> [To do]: Scan the material for the word "matplotlib", and copy each line where it shows up.

Entries with chart source code:
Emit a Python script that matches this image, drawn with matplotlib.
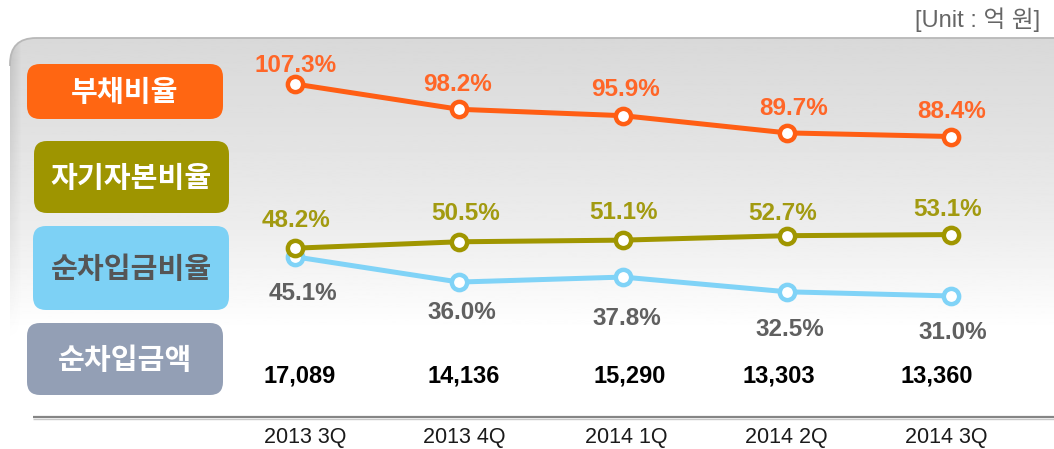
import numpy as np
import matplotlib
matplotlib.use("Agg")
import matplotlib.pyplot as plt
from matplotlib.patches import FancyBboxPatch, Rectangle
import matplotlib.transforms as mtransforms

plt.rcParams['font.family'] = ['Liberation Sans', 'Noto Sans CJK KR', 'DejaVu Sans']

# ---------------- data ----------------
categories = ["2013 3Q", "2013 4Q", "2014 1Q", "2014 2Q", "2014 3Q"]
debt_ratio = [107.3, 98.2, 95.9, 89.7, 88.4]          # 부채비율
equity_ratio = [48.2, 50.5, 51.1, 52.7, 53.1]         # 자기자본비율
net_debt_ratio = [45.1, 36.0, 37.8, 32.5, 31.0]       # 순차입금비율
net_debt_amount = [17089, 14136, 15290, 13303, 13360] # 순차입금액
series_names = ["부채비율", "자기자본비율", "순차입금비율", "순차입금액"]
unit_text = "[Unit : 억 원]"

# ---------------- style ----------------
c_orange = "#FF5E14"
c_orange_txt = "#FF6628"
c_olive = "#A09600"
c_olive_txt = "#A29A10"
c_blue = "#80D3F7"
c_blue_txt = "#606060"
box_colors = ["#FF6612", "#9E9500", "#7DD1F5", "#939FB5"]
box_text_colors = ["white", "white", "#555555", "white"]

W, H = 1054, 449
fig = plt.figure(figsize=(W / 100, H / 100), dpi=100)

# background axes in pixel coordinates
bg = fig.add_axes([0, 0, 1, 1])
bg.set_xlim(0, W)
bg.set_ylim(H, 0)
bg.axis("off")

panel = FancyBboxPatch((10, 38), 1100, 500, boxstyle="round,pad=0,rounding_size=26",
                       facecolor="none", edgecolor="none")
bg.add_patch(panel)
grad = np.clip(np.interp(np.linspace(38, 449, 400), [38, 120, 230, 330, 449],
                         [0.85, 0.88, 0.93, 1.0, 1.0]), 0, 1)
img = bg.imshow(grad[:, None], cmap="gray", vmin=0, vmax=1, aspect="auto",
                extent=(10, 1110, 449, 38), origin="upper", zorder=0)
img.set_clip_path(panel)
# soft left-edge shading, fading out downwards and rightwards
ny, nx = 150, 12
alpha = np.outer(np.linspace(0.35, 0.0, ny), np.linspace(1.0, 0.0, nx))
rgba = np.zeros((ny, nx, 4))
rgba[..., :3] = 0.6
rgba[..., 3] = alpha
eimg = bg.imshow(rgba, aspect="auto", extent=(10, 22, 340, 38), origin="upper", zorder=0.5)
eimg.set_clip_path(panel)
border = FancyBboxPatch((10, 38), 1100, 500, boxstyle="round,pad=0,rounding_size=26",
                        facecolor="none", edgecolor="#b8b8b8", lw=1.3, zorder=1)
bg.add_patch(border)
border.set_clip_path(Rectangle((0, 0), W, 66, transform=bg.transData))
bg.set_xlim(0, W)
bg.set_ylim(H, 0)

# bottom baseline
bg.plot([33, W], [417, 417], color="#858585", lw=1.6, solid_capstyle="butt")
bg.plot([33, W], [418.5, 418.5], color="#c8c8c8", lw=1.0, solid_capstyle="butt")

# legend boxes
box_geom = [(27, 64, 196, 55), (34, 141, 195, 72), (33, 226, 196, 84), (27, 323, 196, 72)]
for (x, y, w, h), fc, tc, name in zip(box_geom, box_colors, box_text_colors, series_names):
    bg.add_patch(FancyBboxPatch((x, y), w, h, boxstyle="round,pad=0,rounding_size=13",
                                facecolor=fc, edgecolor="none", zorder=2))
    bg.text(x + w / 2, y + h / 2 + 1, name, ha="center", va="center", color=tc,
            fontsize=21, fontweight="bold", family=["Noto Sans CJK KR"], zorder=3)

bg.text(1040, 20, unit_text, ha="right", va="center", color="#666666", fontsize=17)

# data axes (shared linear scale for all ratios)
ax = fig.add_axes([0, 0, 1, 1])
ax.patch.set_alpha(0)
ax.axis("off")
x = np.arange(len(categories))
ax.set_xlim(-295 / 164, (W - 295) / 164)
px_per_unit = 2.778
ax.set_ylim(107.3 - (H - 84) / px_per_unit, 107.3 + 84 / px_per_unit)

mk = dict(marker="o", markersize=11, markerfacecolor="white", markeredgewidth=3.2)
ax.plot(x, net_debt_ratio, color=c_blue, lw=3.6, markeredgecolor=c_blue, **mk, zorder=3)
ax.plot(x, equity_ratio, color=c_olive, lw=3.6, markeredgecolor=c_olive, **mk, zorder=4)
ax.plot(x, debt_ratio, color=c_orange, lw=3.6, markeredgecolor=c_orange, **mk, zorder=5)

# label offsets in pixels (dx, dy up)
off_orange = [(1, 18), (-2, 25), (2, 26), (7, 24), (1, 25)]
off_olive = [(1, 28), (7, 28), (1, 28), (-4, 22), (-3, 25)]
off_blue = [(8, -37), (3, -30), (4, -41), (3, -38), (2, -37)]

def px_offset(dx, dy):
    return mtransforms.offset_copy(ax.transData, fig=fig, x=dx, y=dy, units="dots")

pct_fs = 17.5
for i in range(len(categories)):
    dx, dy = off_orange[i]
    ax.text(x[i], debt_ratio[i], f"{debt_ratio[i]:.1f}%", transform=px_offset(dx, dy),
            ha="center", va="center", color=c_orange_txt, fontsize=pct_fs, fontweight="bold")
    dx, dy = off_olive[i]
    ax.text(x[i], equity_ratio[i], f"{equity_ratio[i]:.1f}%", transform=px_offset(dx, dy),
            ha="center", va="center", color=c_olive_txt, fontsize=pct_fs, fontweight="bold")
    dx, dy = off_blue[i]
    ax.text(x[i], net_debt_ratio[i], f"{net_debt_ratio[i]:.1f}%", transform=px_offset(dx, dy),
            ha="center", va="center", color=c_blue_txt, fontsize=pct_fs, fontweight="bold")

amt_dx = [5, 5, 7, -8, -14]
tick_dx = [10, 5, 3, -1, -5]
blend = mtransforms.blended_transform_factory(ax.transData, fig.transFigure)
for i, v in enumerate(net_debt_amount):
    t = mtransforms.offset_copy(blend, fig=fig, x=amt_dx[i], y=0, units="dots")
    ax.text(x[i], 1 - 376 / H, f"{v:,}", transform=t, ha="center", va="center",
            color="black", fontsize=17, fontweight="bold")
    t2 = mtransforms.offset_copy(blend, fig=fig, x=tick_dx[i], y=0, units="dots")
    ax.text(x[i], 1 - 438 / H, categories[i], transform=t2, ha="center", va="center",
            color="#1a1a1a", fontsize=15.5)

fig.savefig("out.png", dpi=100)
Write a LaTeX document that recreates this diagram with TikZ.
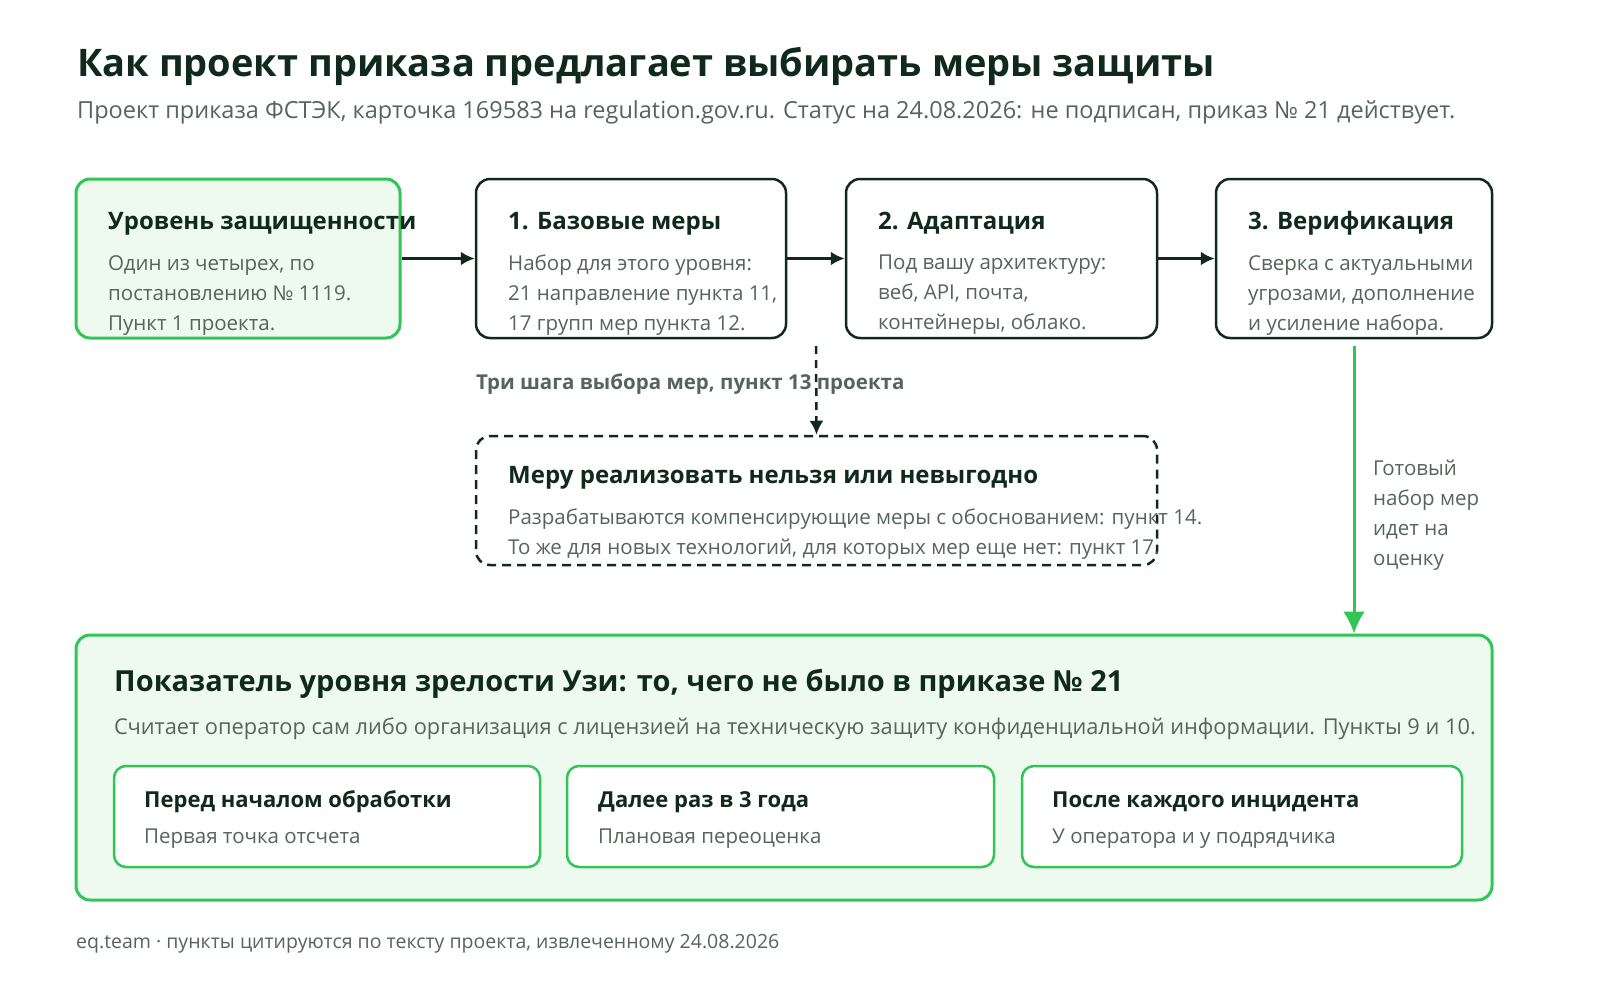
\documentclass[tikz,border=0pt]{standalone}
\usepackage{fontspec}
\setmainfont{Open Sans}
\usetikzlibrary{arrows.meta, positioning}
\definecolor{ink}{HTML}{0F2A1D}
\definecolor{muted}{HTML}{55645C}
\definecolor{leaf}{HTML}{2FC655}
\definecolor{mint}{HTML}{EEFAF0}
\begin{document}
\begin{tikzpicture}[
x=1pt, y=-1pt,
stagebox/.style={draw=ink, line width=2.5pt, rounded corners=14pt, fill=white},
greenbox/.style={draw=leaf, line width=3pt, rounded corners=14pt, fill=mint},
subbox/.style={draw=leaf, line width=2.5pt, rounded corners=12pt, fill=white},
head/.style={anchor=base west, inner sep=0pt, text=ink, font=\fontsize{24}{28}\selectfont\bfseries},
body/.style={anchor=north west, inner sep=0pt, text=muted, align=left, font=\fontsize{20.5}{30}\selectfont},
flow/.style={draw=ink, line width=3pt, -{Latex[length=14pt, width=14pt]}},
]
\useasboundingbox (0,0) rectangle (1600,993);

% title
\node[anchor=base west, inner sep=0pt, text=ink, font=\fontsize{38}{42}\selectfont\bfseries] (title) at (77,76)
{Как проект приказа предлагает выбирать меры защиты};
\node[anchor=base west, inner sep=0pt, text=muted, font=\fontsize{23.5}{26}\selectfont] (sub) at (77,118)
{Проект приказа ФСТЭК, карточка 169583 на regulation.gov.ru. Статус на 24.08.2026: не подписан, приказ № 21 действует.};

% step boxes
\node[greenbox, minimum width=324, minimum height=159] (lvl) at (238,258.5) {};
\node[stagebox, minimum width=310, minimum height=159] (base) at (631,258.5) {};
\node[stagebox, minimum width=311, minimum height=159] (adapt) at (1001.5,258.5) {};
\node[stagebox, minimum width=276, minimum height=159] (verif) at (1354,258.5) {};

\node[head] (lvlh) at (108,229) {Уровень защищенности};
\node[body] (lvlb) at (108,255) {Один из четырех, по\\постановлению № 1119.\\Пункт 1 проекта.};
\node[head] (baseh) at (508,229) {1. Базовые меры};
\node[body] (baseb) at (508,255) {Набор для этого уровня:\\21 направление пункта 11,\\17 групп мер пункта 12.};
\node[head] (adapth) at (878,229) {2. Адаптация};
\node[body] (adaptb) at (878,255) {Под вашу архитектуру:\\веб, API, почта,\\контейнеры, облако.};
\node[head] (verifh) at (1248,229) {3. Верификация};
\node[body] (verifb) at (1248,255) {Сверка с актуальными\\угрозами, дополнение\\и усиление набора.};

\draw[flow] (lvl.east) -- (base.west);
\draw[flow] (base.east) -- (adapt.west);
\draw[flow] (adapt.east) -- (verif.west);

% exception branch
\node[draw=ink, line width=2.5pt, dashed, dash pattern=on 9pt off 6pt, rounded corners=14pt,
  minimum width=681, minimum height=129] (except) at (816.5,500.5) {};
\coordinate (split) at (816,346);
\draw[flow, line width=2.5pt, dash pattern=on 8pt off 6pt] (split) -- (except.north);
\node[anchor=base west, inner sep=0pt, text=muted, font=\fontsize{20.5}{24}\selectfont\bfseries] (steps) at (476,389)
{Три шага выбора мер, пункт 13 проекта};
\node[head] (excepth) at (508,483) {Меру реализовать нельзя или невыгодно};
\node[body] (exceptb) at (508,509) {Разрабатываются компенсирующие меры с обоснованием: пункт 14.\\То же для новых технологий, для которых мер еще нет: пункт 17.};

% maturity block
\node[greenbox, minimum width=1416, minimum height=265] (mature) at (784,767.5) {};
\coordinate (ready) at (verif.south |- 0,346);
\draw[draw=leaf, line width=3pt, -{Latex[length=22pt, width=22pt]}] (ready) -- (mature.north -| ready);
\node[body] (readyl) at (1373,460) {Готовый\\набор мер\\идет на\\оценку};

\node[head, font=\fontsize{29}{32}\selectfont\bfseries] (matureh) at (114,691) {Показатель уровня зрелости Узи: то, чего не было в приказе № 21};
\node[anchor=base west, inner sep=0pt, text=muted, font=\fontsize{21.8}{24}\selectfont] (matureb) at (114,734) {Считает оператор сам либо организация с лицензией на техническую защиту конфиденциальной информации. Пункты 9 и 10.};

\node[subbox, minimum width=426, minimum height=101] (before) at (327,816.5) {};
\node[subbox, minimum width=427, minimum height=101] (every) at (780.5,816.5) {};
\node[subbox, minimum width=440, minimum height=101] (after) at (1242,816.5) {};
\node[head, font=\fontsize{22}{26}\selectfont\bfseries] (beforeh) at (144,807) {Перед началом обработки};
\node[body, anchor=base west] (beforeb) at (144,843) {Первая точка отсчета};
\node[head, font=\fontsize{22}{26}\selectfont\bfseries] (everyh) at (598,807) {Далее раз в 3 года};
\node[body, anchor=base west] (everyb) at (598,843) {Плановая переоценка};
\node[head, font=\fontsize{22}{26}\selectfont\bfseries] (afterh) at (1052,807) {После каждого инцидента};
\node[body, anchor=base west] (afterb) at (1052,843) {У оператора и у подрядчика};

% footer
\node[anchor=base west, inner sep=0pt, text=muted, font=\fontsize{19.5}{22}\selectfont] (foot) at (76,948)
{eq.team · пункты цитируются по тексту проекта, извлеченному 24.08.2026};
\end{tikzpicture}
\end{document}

> [Solution below]:
Emit a Python script that matches this image, drawn with matplotlib.
import matplotlib
matplotlib.use("Agg")
import matplotlib.pyplot as plt
from matplotlib.patches import FancyBboxPatch, Rectangle
import matplotlib.transforms as mtransforms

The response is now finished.